BEGIN RAW DATA
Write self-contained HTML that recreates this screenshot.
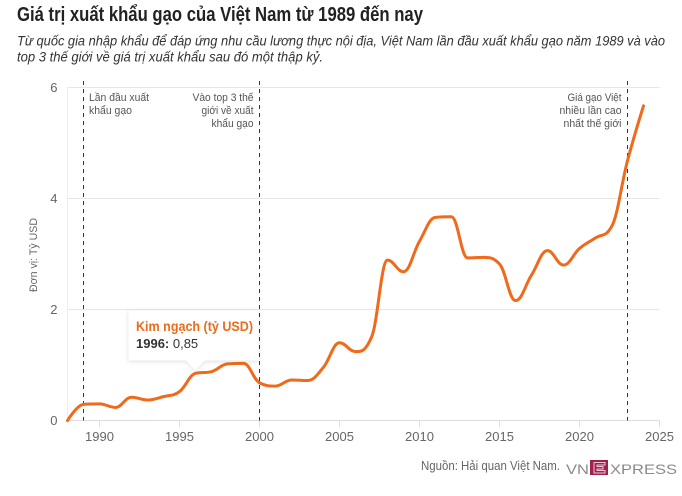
<!DOCTYPE html>
<html><head><meta charset="utf-8">
<style>
html,body{margin:0;padding:0;background:#fff;}
body{width:682px;height:496px;overflow:hidden;font-family:"Liberation Sans","DejaVu Sans",sans-serif;}
svg{display:block;}
</style></head>
<body>
<svg id="c" width="682" height="496" viewBox="0 0 682 496" xmlns="http://www.w3.org/2000/svg" font-family="Liberation Sans, DejaVu Sans, sans-serif">
  <defs>
    <filter id="sh" x="-20%" y="-30%" width="140%" height="170%">
      <feDropShadow dx="0" dy="1" stdDeviation="2.5" flood-color="#000" flood-opacity="0.13"/>
    </filter>
  </defs>
  <!-- Title -->
  <text x="17" y="21" font-size="20" font-weight="bold" fill="#222" textLength="406" lengthAdjust="spacingAndGlyphs">Giá trị xuất khẩu gạo của Việt Nam từ 1989 đến nay</text>
  <text x="17" y="45.5" font-size="13.5" font-style="italic" fill="#333" textLength="648" lengthAdjust="spacingAndGlyphs">Từ quốc gia nhập khẩu để đáp ứng nhu cầu lương thực nội địa, Việt Nam lần đầu xuất khẩu gạo năm 1989 và vào</text>
  <text x="17" y="61.5" font-size="13.5" font-style="italic" fill="#333" textLength="306" lengthAdjust="spacingAndGlyphs">top 3 thế giới về giá trị xuất khẩu sau đó một thập kỷ.</text>

  <!-- grid -->
  <g stroke="#e6e6e6" stroke-width="1">
    <line x1="67.5" x2="659.5" y1="87.5" y2="87.5"/>
    <line x1="67.5" x2="659.5" y1="198.5" y2="198.5"/>
    <line x1="67.5" x2="659.5" y1="309.5" y2="309.5"/>
  </g>
  <line x1="67.5" x2="67.5" y1="87" y2="420.5" stroke="#eeeeee" stroke-width="1"/>
  <line x1="67.5" x2="659.5" y1="420.5" y2="420.5" stroke="#dcdcdc" stroke-width="1"/>
  <g stroke="#dcdcdc" stroke-width="1">
    <line x1="99.5" x2="99.5" y1="420.5" y2="427"/>
    <line x1="179.5" x2="179.5" y1="420.5" y2="427"/>
    <line x1="259.5" x2="259.5" y1="420.5" y2="427"/>
    <line x1="339.5" x2="339.5" y1="420.5" y2="427"/>
    <line x1="419.5" x2="419.5" y1="420.5" y2="427"/>
    <line x1="499.5" x2="499.5" y1="420.5" y2="427"/>
    <line x1="579.5" x2="579.5" y1="420.5" y2="427"/>
    <line x1="659.5" x2="659.5" y1="420.5" y2="427"/>
  </g>

  <!-- y labels -->
  <g font-size="13" fill="#666" text-anchor="end">
    <text x="57.5" y="92">6</text>
    <text x="57.5" y="203">4</text>
    <text x="57.5" y="314">2</text>
    <text x="57.5" y="425">0</text>
  </g>
  <text transform="translate(37,255) rotate(-90)" font-size="11" fill="#666" text-anchor="middle" textLength="74" lengthAdjust="spacingAndGlyphs">Đơn vị: Tỷ USD</text>

  <!-- x labels -->
  <g font-size="13" fill="#666" text-anchor="middle">
    <text x="99.5" y="441">1990</text>
    <text x="179.5" y="441">1995</text>
    <text x="259.5" y="441">2000</text>
    <text x="339.5" y="441">2005</text>
    <text x="419.5" y="441">2010</text>
    <text x="499.5" y="441">2015</text>
    <text x="579.5" y="441">2020</text>
    <text x="659.5" y="441">2025</text>
  </g>

  <!-- plot lines -->
  <g stroke="#333" stroke-width="1" stroke-dasharray="4,4">
    <line x1="83.5" x2="83.5" y1="81" y2="420.5"/>
    <line x1="259.5" x2="259.5" y1="81" y2="420.5"/>
    <line x1="627.5" x2="627.5" y1="81" y2="420.5"/>
  </g>
  <g font-size="11.2" fill="#555">
    <text x="89" y="101" textLength="60" lengthAdjust="spacingAndGlyphs">Lần đầu xuất</text>
    <text x="89" y="114" textLength="43" lengthAdjust="spacingAndGlyphs">khẩu gạo</text>
  </g>
  <g font-size="11.2" fill="#555" text-anchor="end">
    <text x="253.5" y="101" textLength="61" lengthAdjust="spacingAndGlyphs">Vào top 3 thế</text>
    <text x="253.5" y="114" textLength="52" lengthAdjust="spacingAndGlyphs">giới về xuất</text>
    <text x="253.5" y="127" textLength="42" lengthAdjust="spacingAndGlyphs">khẩu gạo</text>
    <text x="621.5" y="101" textLength="54" lengthAdjust="spacingAndGlyphs">Giá gạo Việt</text>
    <text x="621.5" y="114" textLength="62" lengthAdjust="spacingAndGlyphs">nhiều lần cao</text>
    <text x="621.5" y="127" textLength="58" lengthAdjust="spacingAndGlyphs">nhất thế giới</text>
  </g>

  <!-- series -->
  <path id="series" d="" fill="none" stroke="#ef6a1a" stroke-width="3" stroke-linejoin="round" stroke-linecap="round"/>

  <!-- tooltip -->
  <g filter="url(#sh)">
    <path d="M128.5 310.5 H258.5 V360.5 H205 L195 370 L186 360.5 H128.5 Z" fill="#fff"/>
  </g>
  <text x="136" y="331" font-size="13.5" font-weight="bold" fill="#ef6a1a" textLength="117" lengthAdjust="spacingAndGlyphs">Kim ngạch (tỷ USD)</text>
  <text x="136" y="348" font-size="13" fill="#333"><tspan font-weight="bold">1996:</tspan> 0,85</text>

  <!-- source -->
  <text x="421" y="470" font-size="12.5" fill="#666" textLength="139" lengthAdjust="spacingAndGlyphs">Nguồn: Hải quan Việt Nam.</text>
  <text x="566" y="474" font-size="14" fill="#8a8a8a" textLength="23" lengthAdjust="spacingAndGlyphs">VN</text>
  <rect x="590" y="460" width="18" height="15" fill="#9f224e"/>
  <path d="M594 462.5 H605 V465 H597 V466.5 H603 V469 H597 V470.5 H605 V473 H594 Z" fill="none" stroke="#f3c6d6" stroke-width="1"/>
  <text x="610" y="474" font-size="14" fill="#8a8a8a" textLength="67" lengthAdjust="spacingAndGlyphs">XPRESS</text>
</svg>
<script>
(function(){
  var data=[0,0.29,0.30,0.235,0.42,0.37,0.43,0.52,0.85,0.88,1.02,1.03,0.68,0.62,0.73,0.72,0.96,1.40,1.24,1.50,2.89,2.68,3.23,3.66,3.67,2.93,2.94,2.82,2.16,2.62,3.06,2.80,3.10,3.29,3.49,4.68,5.67];
  var pts=data.map(function(v,i){return {x:99.5+(1988+i-1990)*16,y:420.5-v*55.5};});
  var sm=1.5,den=sm+1;
  var d='M'+pts[0].x.toFixed(2)+' '+pts[0].y.toFixed(2);
  for(var i=1;i<pts.length;i++){
    var p=pts[i],l=pts[i-1],n=pts[i+1];
    var lcx,lcy,rcx,rcy;
    if(n){
      lcx=(sm*p.x+l.x)/den;lcy=(sm*p.y+l.y)/den;
      rcx=(sm*p.x+n.x)/den;rcy=(sm*p.y+n.y)/den;
      if(rcx!==lcx){
        var corr=((rcy-lcy)*(rcx-p.x))/(rcx-lcx)+p.y-rcy;
        lcy+=corr;rcy+=corr;
        if(lcy>l.y&&lcy>p.y){lcy=Math.max(l.y,p.y);rcy=2*p.y-lcy;}
        else if(lcy<l.y&&lcy<p.y){lcy=Math.min(l.y,p.y);rcy=2*p.y-lcy;}
        if(rcy>n.y&&rcy>p.y){rcy=Math.max(n.y,p.y);lcy=2*p.y-rcy;}
        else if(rcy<n.y&&rcy<p.y){rcy=Math.min(n.y,p.y);lcy=2*p.y-rcy;}
      }
    } else {lcx=p.x;lcy=p.y;}
    var a=(l.rcx!==undefined)?l.rcx:l.x, b=(l.rcy!==undefined)?l.rcy:l.y;
    d+=' C'+a.toFixed(2)+' '+b.toFixed(2)+' '+lcx.toFixed(2)+' '+lcy.toFixed(2)+' '+p.x.toFixed(2)+' '+p.y.toFixed(2);
    p.rcx=rcx;p.rcy=rcy;
  }
  document.getElementById('series').setAttribute('d',d);
})();
</script>
</body></html>
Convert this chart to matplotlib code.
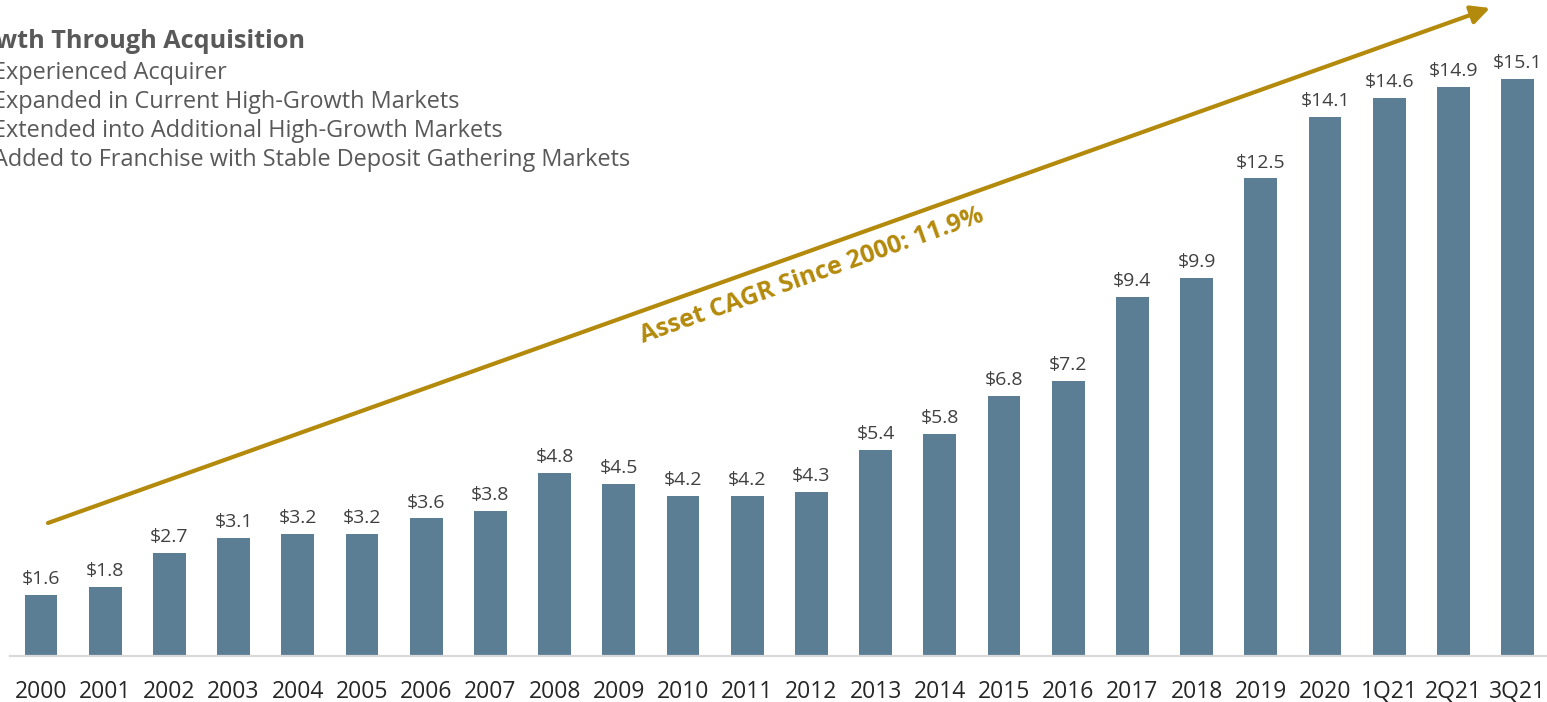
END RAW DATA
PROBLEM – Omit the pictures, then repeat exactly each line from the beginning of the listing through the line with "một thập kỷ.</text>".

WORKED SOLUTION –
Write self-contained HTML that recreates this screenshot.
<!DOCTYPE html>
<html><head><meta charset="utf-8">
<style>
html,body{margin:0;padding:0;background:#fff;}
body{width:682px;height:496px;overflow:hidden;font-family:"Liberation Sans","DejaVu Sans",sans-serif;}
svg{display:block;}
</style></head>
<body>
<svg id="c" width="682" height="496" viewBox="0 0 682 496" xmlns="http://www.w3.org/2000/svg" font-family="Liberation Sans, DejaVu Sans, sans-serif">
  <defs>
    <filter id="sh" x="-20%" y="-30%" width="140%" height="170%">
      <feDropShadow dx="0" dy="1" stdDeviation="2.5" flood-color="#000" flood-opacity="0.13"/>
    </filter>
  </defs>
  <!-- Title -->
  <text x="17" y="21" font-size="20" font-weight="bold" fill="#222" textLength="406" lengthAdjust="spacingAndGlyphs">Giá trị xuất khẩu gạo của Việt Nam từ 1989 đến nay</text>
  <text x="17" y="45.5" font-size="13.5" font-style="italic" fill="#333" textLength="648" lengthAdjust="spacingAndGlyphs">Từ quốc gia nhập khẩu để đáp ứng nhu cầu lương thực nội địa, Việt Nam lần đầu xuất khẩu gạo năm 1989 và vào</text>
  <text x="17" y="61.5" font-size="13.5" font-style="italic" fill="#333" textLength="306" lengthAdjust="spacingAndGlyphs">top 3 thế giới về giá trị xuất khẩu sau đó một thập kỷ.</text>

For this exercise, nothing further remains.